With the shift to remote work and later a hybrid model, women leveraged the increased flexibility. The CREW study found that women work remotely 2.5 more hours per week than men, but promotions skew toward employees who spend more time in the office.
“We are still operating on the old system, that first in, last out of the office means hardest working and most productive,” said Melina Cordero, a former CBRE executive who now runs consultancy P20 Leadership.
Companies looking to close the gap need to restructure their assessments for the promotional process to be more inclusive, she said.
Women still make $29K less than men overall in CRE. At the top, C-suite men earn 24% more than women. Entry-level and self-employed women outearn men, but gaps expand with seniority. Women hold just 9% of C-suite positions, unchanged for 20 years. Only 31% of women under 40 aspire to the C-suite, down from 36% in 2020. Meanwhile, 13% of men now say they want less responsibility.
“I found it interesting that less people want to be in the C-suite than there used to be,” English Dixon said.
“There's clearly a little bit of a ceiling here, like a plastic wall we have to push our way through.”
Seventy-nine percent of men said opportunities had improved since 2020, but only 62% of women agreed. For the first time, women cited gender discrimination as the No. 1 barrier to success.
Although down from 45% in 2020, nearly one-third of women still reported sexist behavior in 2025, despite several years of diversity, equity and inclusion efforts that have since eroded.
“Women are still very much feeling the disconnect,” Cordero said. “They're feeling that the opportunities are not the same ... and they're just feeling generally not quite as supported as their male peers.”
While women overall struggle with pay parity, the gaps along racial lines are even starker. Latina and white women earn 90 cents for every dollar men earn. Asian women earn 79 cents, and Black women earn 74 cents.
CREW's survey doesn't break out data for nonbinary people, who made up less than 1% of those surveyed. In general, nonbinary people make 70 cents for every dollar earned by a “typical” worker, according to the Human Rights Campaign.
“What I would love to see is more intentional placement of women of color in those revenue-driving and leadership-track roles,” Nash Laird said.
“But how they get there is making sure that they have sponsorship models that move beyond mentorship so that there are people that are advocating for them when they're not in the room.”
Beddard encourages women to share their ideas with their sponsors and managers on promotions they want next and how to position themselves for those next roles.
“Commission-based work is one of the most equalizing compensation structures available in commercial real estate, and it has shown over and over how well women excel in brokerage and business development roles,” she said.

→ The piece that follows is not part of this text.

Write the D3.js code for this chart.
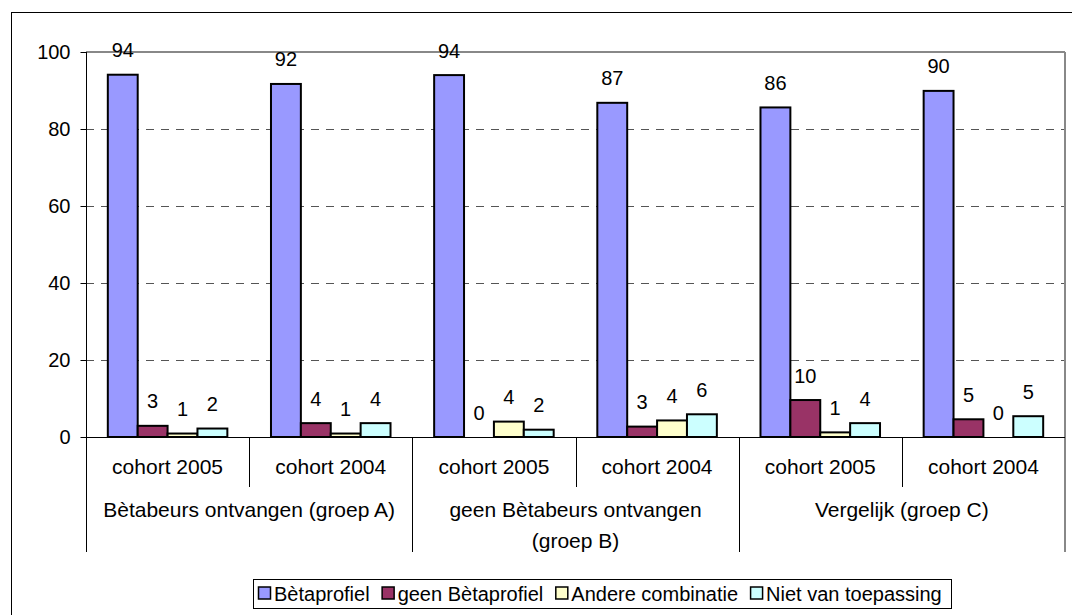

The narrowing of the pay gap in 2025 shows how easily the industry risks mistaking market forces for progress. With compensation tied so tightly to transactions and cycles, industry sources say true equity will only come from structural change in how deals are allocated, how promotions are measured and how leadership pipelines are built.
“There's been some improvement. Not as much as I would have hoped in 25 years, but there has been some,” English Dixon said. “Which means there can be more and that we've got the wherewithal to continue to move this needle in the right direction.”